Five obstructions, c'est donc cinq contraintes, cinq déconstructions et reconstructions de The Perfect Human, un court-métrage de 13 minutes de Jorgen Leth sorti en 1967. "Mon plan est de passer du parfait à l'humain, d'accord ?" la question rhétorique est de Lars von Trier. À travers ces discussions entre les deux réalisateurs, ces interviews, — ce côté télé-réalité, tiens, — on comprend la façon de penser de Lars von Trier.
Si les deux premières contraintes sont plutôt concrètes et techniques, les suivantes sont de plus en plus conceptuelles et pertinentes. Déçu par le résultat de la deuxième épreuve, Lars impose à Jorgen Leth soit de la recommencer — c'est-à-dire, retourner dans le quartier des prostituées à Calcutta pour être filmé en train de manger un festin de nourriture européenne accompagné de bon vin devant une horde d'enfants affamés — soit d'avoir "carte blanche". Celui-ci choisit la deuxième option, mais le but escompté par Lars von Trier n'est pas atteint. Car le maestro a une idée dernière la tête : il veut que son ami accepte le médiocre. Ça n'est pas grandiose ça ? Conséquence immédiate, et là ça devient vraiment corsé :
"Je vais te donner une règle très simple pour le prochain film.
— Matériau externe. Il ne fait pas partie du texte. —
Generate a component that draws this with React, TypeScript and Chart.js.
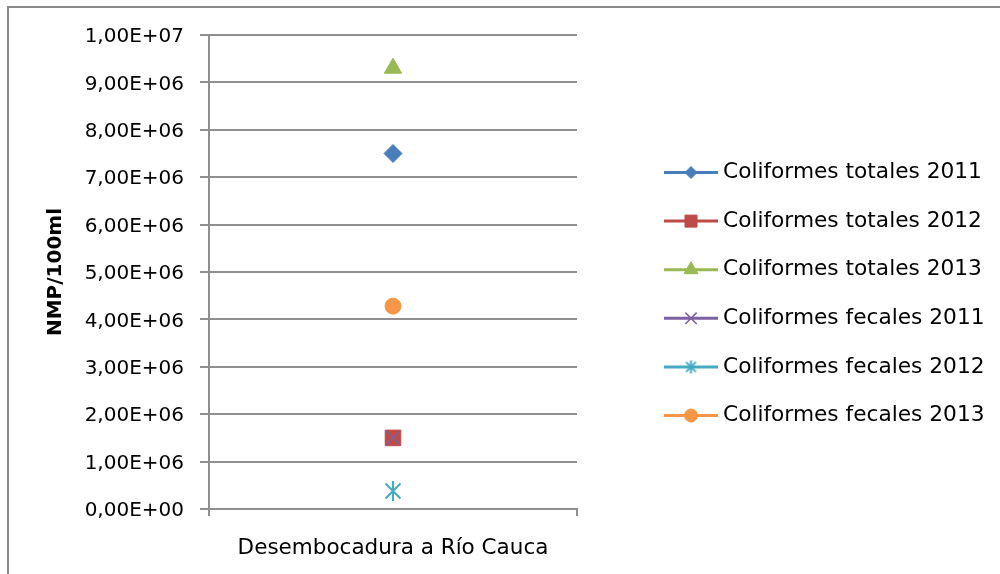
import React, { useEffect, useRef } from 'react';
import { Chart, registerables } from 'chart.js';
import { drawPoint } from 'chart.js/helpers';

Chart.register(...registerables);

const categories = ['Desembocadura a Río Cauca'];
const seriesNames = [
  'Coliformes totales 2011',
  'Coliformes totales 2012',
  'Coliformes totales 2013',
  'Coliformes fecales 2011',
  'Coliformes fecales 2012',
  'Coliformes fecales 2013',
];
const totales2011 = [7.5e6];
const totales2012 = [1.5e6];
const totales2013 = [9.3e6];
const fecales2011 = [1.5e6];
const fecales2012 = [3.8e5];
const fecales2013 = [4.28e6];
const yMin = 0;
const yMax = 1e7;
const yStep = 1e6;

const seriesColors = ['#4A7EBB', '#BE4B48', '#98B954', '#7D60A0', '#46AAC5', '#F79646'];

function sciLabel(v: number): string {
  if (v === 0) return '0,00E+00';
  const exp = Math.floor(Math.log10(Math.abs(v)) + 1e-9);
  const mant = v / Math.pow(10, exp);
  const e = Math.abs(exp).toString().padStart(2, '0');
  return mant.toFixed(2).replace('.', ',') + 'E' + (exp < 0 ? '-' : '+') + e;
}

function makeStar(color: string, size: number, lw: number): HTMLCanvasElement {
  const c = document.createElement('canvas');
  c.width = size;
  c.height = size;
  const g = c.getContext('2d')!;
  const h = size / 2;
  const r = h - 1;
  g.strokeStyle = color;
  g.lineWidth = lw;
  g.beginPath();
  g.moveTo(h, h - r);
  g.lineTo(h, h + r);
  const d = r * 0.75;
  g.moveTo(h - d, h - d);
  g.lineTo(h + d, h + d);
  g.moveTo(h - d, h + d);
  g.lineTo(h + d, h - d);
  g.stroke();
  return c;
}

const FONT = '"DejaVu Sans", sans-serif';

const legendPlugin = {
  id: 'excelLegend',
  afterDraw(chart: any) {
    const ctx = chart.ctx as CanvasRenderingContext2D;
    const x0 = 664;
    const x1 = 718;
    const tx = 723;
    const y0 = 172.5;
    const dy = 48.6;
    chart.data.datasets.forEach((ds: any, i: number) => {
      const y = y0 + i * dy;
      ctx.save();
      ctx.strokeStyle = ds.borderColor;
      ctx.lineWidth = 3;
      ctx.beginPath();
      ctx.moveTo(x0, y);
      ctx.lineTo(x1, y);
      ctx.stroke();
      ctx.fillStyle = ds.pointBackgroundColor;
      ctx.strokeStyle = ds.pointBorderColor;
      ctx.lineWidth = ds.legendBorderWidth;
      drawPoint(
        ctx,
        {
          pointStyle: ds.legendPointStyle || ds.pointStyle,
          rotation: 0,
          radius: ds.legendRadius,
          borderWidth: ds.legendBorderWidth,
        } as any,
        (x0 + x1) / 2,
        y
      );
      ctx.fillStyle = '#000';
      ctx.font = '21.7px ' + FONT;
      ctx.textBaseline = 'middle';
      ctx.textAlign = 'left';
      ctx.fillText(ds.label, tx, y);
      ctx.restore();
    });
  },
};

export default function App() {
  const ref = useRef<HTMLCanvasElement>(null);
  useEffect(() => {
    if (!ref.current) return;
    const starBig = makeStar(seriesColors[4], 22, 2);
    const starSmall = makeStar(seriesColors[4], 15, 2);
    const gridColor = '#8f8f8f';
    const chart = new Chart(ref.current, {
      type: 'line',
      data: {
        labels: categories,
        datasets: [
          {
            label: seriesNames[0],
            data: totales2011,
            borderColor: seriesColors[0],
            pointBackgroundColor: seriesColors[0],
            pointBorderColor: seriesColors[0],
            pointStyle: 'rectRot',
            pointRadius: 9,
            pointBorderWidth: 1,
            legendRadius: 6,
            legendBorderWidth: 1,
          } as any,
          {
            label: seriesNames[1],
            data: totales2012,
            borderColor: seriesColors[1],
            pointBackgroundColor: seriesColors[1],
            pointBorderColor: seriesColors[1],
            pointStyle: 'rect',
            pointRadius: 11,
            pointBorderWidth: 1,
            legendRadius: 8.5,
            legendBorderWidth: 1,
          } as any,
          {
            label: seriesNames[2],
            data: totales2013,
            borderColor: seriesColors[2],
            pointBackgroundColor: seriesColors[2],
            pointBorderColor: seriesColors[2],
            pointStyle: 'triangle',
            pointRadius: 10,
            pointBorderWidth: 1,
            legendRadius: 8,
            legendBorderWidth: 1,
          } as any,
          {
            label: seriesNames[3],
            data: fecales2011,
            borderColor: seriesColors[3],
            pointBackgroundColor: seriesColors[3],
            pointBorderColor: seriesColors[3],
            pointStyle: 'crossRot',
            pointRadius: 10,
            pointBorderWidth: 1.5,
            legendRadius: 8,
            legendBorderWidth: 1.5,
            order: -1,
          } as any,
          {
            label: seriesNames[4],
            data: fecales2012,
            borderColor: seriesColors[4],
            pointBackgroundColor: seriesColors[4],
            pointBorderColor: seriesColors[4],
            pointStyle: starBig,
            legendPointStyle: starSmall,
            pointRadius: 10,
            pointBorderWidth: 1,
            legendRadius: 7,
            legendBorderWidth: 1,
          } as any,
          {
            label: seriesNames[5],
            data: fecales2013,
            borderColor: seriesColors[5],
            pointBackgroundColor: seriesColors[5],
            pointBorderColor: seriesColors[5],
            pointStyle: 'circle',
            pointRadius: 8,
            pointBorderWidth: 1,
            legendRadius: 6.5,
            legendBorderWidth: 1,
          } as any,
        ],
      },
      options: {
        animation: false,
        responsive: true,
        maintainAspectRatio: false,
        showLine: false,
        layout: { padding: { left: 0, right: 423, top: 35, bottom: 0 } },
        plugins: {
          legend: { display: false },
          tooltip: { enabled: false },
        },
        scales: {
          x: {
            type: 'category',
            offset: true,
            grid: {
              offset: true,
              drawOnChartArea: false,
              drawTicks: true,
              tickLength: 7,
              color: gridColor,
              lineWidth: 2,
            },
            border: { display: true, color: gridColor, width: 2 },
            ticks: {
              color: '#000',
              font: { family: FONT, size: 21.5 },
              padding: 20,
            },
            afterFit: (scale: any) => {
              scale.height = 65;
            },
          },
          y: {
            min: yMin,
            max: yMax,
            ticks: {
              stepSize: yStep,
              color: '#000',
              font: { family: FONT, size: 20 },
              padding: 16,
              labelOffset: 2,
              callback: (v: any) => sciLabel(Number(v)),
            },
            grid: {
              color: gridColor,
              lineWidth: 2,
              tickLength: 9,
            },
            border: { display: true, color: gridColor, width: 2 },
            title: {
              display: true,
              text: 'NMP/100ml',
              color: '#000',
              font: { family: FONT, size: 20, weight: 'bold' },
              padding: { top: 44, bottom: 0 },
            },
            afterFit: (scale: any) => {
              scale.width = 209;
            },
          },
        },
      } as any,
      plugins: [legendPlugin],
    });
    return () => chart.destroy();
  }, []);

  return (
    <div style={{ position: 'fixed', left: 0, top: 0, width: 1000, height: 574, background: '#fff' }}>
      <div
        style={{
          position: 'absolute',
          left: 7,
          top: 6,
          right: 0,
          bottom: 0,
          borderLeft: '2px solid #8a8a8a',
          borderTop: '2px solid #8a8a8a',
        }}
      />
      <canvas ref={ref} style={{ position: 'absolute', left: 0, top: 0 }} />
    </div>
  );
}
Je ne peux pas imaginer que ce soit autre chose que de la merde. Et on dira que c'est très bien si c'est de la merde. Mais il y a une condition, une seule. Il faut que ce soit un dessin animé. Le grand avantage avec le dessin animé, c'est que tu devras prendre plein de décisions. L'esthétique du film, tout ça. Ça ne pourra être que de la merde.
— Je déteste les dessins animés.
— Moi aussi."
... mention spéciale à Five Obstructions, film documentaire à suspense : parce que arrivé là, on se demande vraiment à chaque seconde ce qui va se passer ensuite. Et ensuite ? : on se frappe sur la tête en disant "mais oui, bien sûr !" parce que l'issue était ÉVIDENTE : le dessin animé de Jorgen Leth n'est PAS raté, "il serait idéal pour MTV" comme dit Lars. Le médiocre n'a pas été assimilé, l'obsession de la perfection est demeurée. D'où la dernière contrainte, un laisser aller total du contrôle : Jorgen Leth doit accepter d'être l'auteur officiel d'un film de Lars von Trier dans lequel il n'aura rien décidé et où il devra lire un texte écrit par Lars von Trier.
En fin de compte, on ne s'est jamais autant dit qu'il ne fallait pas laisser interférer quelqu'un dans ce qu'on fait, car le court-métrage de Jorgen Leth était bien mieux avant ces exercices de style. Et ce n'est pas pour autant qu'il ne fallait pas le mettre à l'épreuve.
Une jolie réflexion sur le cinéma, la contrainte et le laisser aller. Surtout pour les fans de Lars.
Re(re)gardez ses films et ses making-of avec le filtre Five Obstructions et vous verrez qu'en plus de faire des chefs d'œuvre à l'occasion, Lars von Trier est un cinéaste passionnant.